European lawmakers and EU member states inked a deal on Tuesday, December 6, to ban the purchase of products such as cocoa, coffee, and soybeans that contribute to deforestation, increasing the pressure exerted on Brazilian exports. The list also encompasses palm oil, wood, beef, rubber, and derivate products like skins, chocolate, furniture, and paper.

In addition to Brazil, the EU deal should also affect countries like Indonesia, Argentina, Ghana, and Nigeria, as the importation of these products will be prohibited if linked to deforestation after December 2023, explained the European Parliament.

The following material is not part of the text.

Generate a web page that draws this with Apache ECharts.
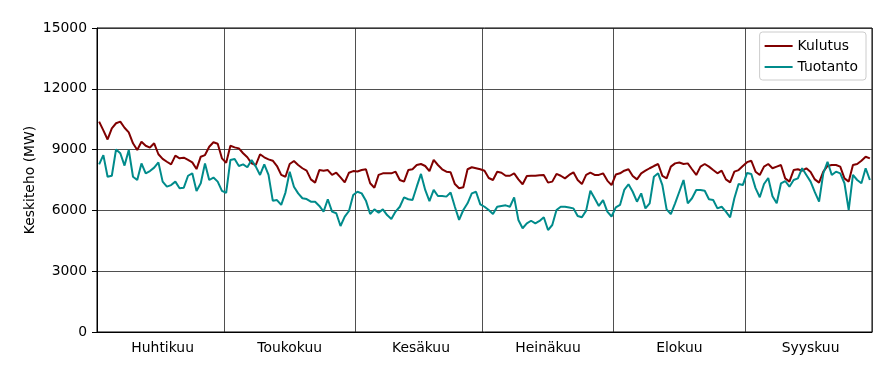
<!DOCTYPE html>
<html>
<head>
<meta charset="utf-8">
<script src="https://cdn.jsdelivr.net/npm/echarts@6/dist/echarts.min.js"></script>
<style>
  html, body { margin: 0; padding: 0; background: #fff; }
  #chart { width: 884px; height: 376px; }
</style>
</head>
<body>
<div id="chart"></div>
<script>
// months shown on the x axis (daily values, 1.4. - 30.9.)
const monthNames = ['Huhtikuu', 'Toukokuu', 'Kesäkuu', 'Heinäkuu', 'Elokuu', 'Syyskuu'];
const monthDays = [30, 31, 30, 31, 31, 30];

// daily mean power, MW
const kulutus = [
    10380, 9950, 9500, 10050, 10300, 10380, 10080, 9850, 9310, 8980,
    9390, 9190, 9100, 9310, 8770, 8540, 8400, 8270, 8700, 8570,
    8600, 8490, 8370, 8040, 8650, 8730, 9140, 9360, 9290, 8570,
    8350, 9190, 9110, 9060, 8820, 8620, 8320, 8240, 8770, 8620,
    8520, 8450, 8190, 7750, 7660, 8290, 8440, 8240, 8080, 7960,
    7530, 7370, 7990, 7960, 7990, 7750, 7860, 7630, 7380, 7860,
    7940, 7920, 7990, 8030, 7340, 7120, 7750, 7830, 7830, 7830,
    7910, 7500, 7420, 7990, 8030, 8240, 8290, 8190, 7940, 8490,
    8240, 8030, 7910, 7880, 7300, 7090, 7140, 8030, 8130, 8080,
    8030, 7960, 7600, 7500, 7910, 7860, 7710, 7710, 7830, 7530,
    7290, 7700, 7710, 7710, 7730, 7750, 7370, 7420, 7800, 7710,
    7580, 7750, 7880, 7500, 7300, 7750, 7860, 7750, 7750, 7830,
    7470, 7250, 7770, 7830, 7960, 8030, 7700, 7530, 7830, 7960,
    8080, 8190, 8290, 7700, 7580, 8160, 8320, 8360, 8290, 8320,
    8030, 7750, 8160, 8290, 8160, 7990, 7830, 7960, 7530, 7380,
    7910, 7990, 8190, 8380, 8450, 7910, 7750, 8160, 8290, 8080,
    8160, 8240, 7580, 7420, 7990, 8030, 7960, 8075, 7900, 7530,
    7370, 7910, 8190, 8240, 8240, 8160, 7580, 7420, 8240, 8290,
    8450, 8650, 8570
];
const tuotanto = [
    8270, 8730, 7660, 7710, 9010, 8820, 8210, 8980, 7660, 7500,
    8320, 7830, 7940, 8110, 8370, 7420, 7170, 7250, 7420, 7090,
    7120, 7710, 7830, 6960, 7340, 8320, 7500, 7620, 7420, 6960,
    6860, 8490, 8540, 8190, 8270, 8130, 8490, 8160, 7750, 8270,
    7750, 6480, 6510, 6270, 6880, 7910, 7170, 6840, 6600, 6560,
    6430, 6430, 6220, 5940, 6550, 5940, 5860, 5230, 5690, 5970,
    6760, 6920, 6840, 6480, 5820, 6050, 5890, 6050, 5770, 5580,
    5940, 6180, 6640, 6550, 6510, 7170, 7800, 7010, 6460, 7010,
    6710, 6710, 6680, 6880, 6180, 5530, 6020, 6350, 6840, 6920,
    6300, 6180, 6020, 5820, 6180, 6220, 6250, 6180, 6640, 5530,
    5120, 5360, 5490, 5360, 5480, 5660, 5030, 5280, 6020, 6180,
    6180, 6140, 6100, 5720, 5660, 5990, 6970, 6600, 6220, 6510,
    5940, 5700, 6150, 6270, 7010, 7290, 6920, 6430, 6840, 6100,
    6350, 7660, 7830, 7250, 6050, 5820, 6350, 6920, 7500, 6350,
    6600, 7010, 7010, 6970, 6550, 6510, 6100, 6180, 5940, 5660,
    6600, 7300, 7250, 7850, 7800, 7100, 6650, 7300, 7600, 6700,
    6350, 7330, 7450, 7170, 7500, 7580, 8080, 7750, 7420, 6900,
    6430, 7830, 8400, 7750, 7910, 7830, 7340, 6020, 7750, 7500,
    7340, 8080, 7500
];

const yMin = 0;
const yMax = 15000;
const yStep = 3000;

// one category per day, remember where each month starts and its middle
const days = [];
const monthStart = {};
const monthMid = {};
monthDays.forEach((n, m) => {
    monthStart[days.length] = true;
    monthMid[days.length + 15] = monthNames[m];
    for (let d = 1; d <= n; d++) {
        days.push((m + 4) + '-' + d);
    }
});

const font = 'DejaVu Sans';
const chart = echarts.init(document.getElementById('chart'));

chart.setOption({
    animation: false,
    grid: {
        left: 97,
        right: 12,
        top: 28,
        bottom: 44,
        show: true,
        borderColor: '#000',
        borderWidth: 1
    },
    legend: {
        orient: 'vertical',
        right: 18,
        top: 32,
        padding: [7, 8, 6, 5],
        itemGap: 7,
        itemWidth: 28,
        itemHeight: 2,
        icon: 'rect',
        backgroundColor: 'rgba(255,255,255,0.8)',
        borderColor: '#ccc',
        borderWidth: 1,
        borderRadius: 3,
        textStyle: { fontFamily: font, fontSize: 13.9, color: '#000' },
        data: ['Kulutus', 'Tuotanto']
    },
    xAxis: {
        type: 'category',
        data: days,
        boundaryGap: true,
        axisLine: { lineStyle: { color: '#000', width: 1 } },
        axisTick: { show: false },
        axisLabel: {
            interval: (i) => monthMid[i] !== undefined,
            formatter: (v, i) => monthMid[i] || '',
            margin: 9,
            fontFamily: font,
            fontSize: 13.9,
            color: '#000'
        },
        splitLine: {
            show: true,
            interval: (i) => monthStart[i] === true,
            lineStyle: { color: '#222', width: 0.8 }
        }
    },
    yAxis: {
        type: 'value',
        min: yMin,
        max: yMax,
        interval: yStep,
        name: 'Keskiteho (MW)',
        nameLocation: 'middle',
        nameGap: 60,
        nameMoveOverlap: false,
        nameTextStyle: { fontFamily: font, fontSize: 13.9, color: '#000' },
        axisLine: { show: true, lineStyle: { color: '#000', width: 1 } },
        axisTick: { show: true, length: 5, lineStyle: { color: '#000' } },
        axisLabel: {
            margin: 10,
            formatter: (v) => String(v),
            fontFamily: font,
            fontSize: 13.9,
            color: '#000'
        },
        splitLine: { show: true, lineStyle: { color: '#222', width: 0.8 } }
    },
    series: [
        {
            name: 'Kulutus',
            type: 'line',
            data: kulutus,
            symbol: 'none',
            color: '#800000',
            lineStyle: { width: 2 }
        },
        {
            name: 'Tuotanto',
            type: 'line',
            data: tuotanto,
            symbol: 'none',
            color: '#008b8b',
            lineStyle: { width: 2 }
        }
    ]
});
</script>
</body>
</html>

The legislation text specified that the ban aims to protect all kinds of forests. Importing companies will be deemed responsible for their supply chain and must be able to prove traceability through crop geo-location data.

“It’s the coffee we drink in the morning, the chocolate we eat, the charcoal we use in our barbecues, the paper in our books. It’s radical, and that’s what we’re going to do,” celebrated Pascal Canfin, who chairs the European Parliament’s environment committee.

According to the NGO WWF, EU is responsible for 16% of global deforestation through its imports and is the second biggest destroyer of tropical forests after China.

The text was put up for votes in November 2021 by the European Commission and accepted in general terms by the Member States. Still, MEPs voted in September to strengthen it with an expansion of the list of products, including rubber.

The European Parliament called for the regulation’s scope extended to other threatened ecosystems, such as the Savannah-like biome Cerrado (Brazil, Paraguay, Bolivia), where some EU soy imports come from.

The Brazilian press agency O Globo published an article in September this year when the proposal was being discussed in the European bloc, in which the Brazilian Association of Soybean Producers (Aprosoja) classified the measure as “commercial protectionism disguised as environmental preservation.” At that point, the EU Parliament approved the draft legislation, but it still needed to be endorsed by the 27 member states.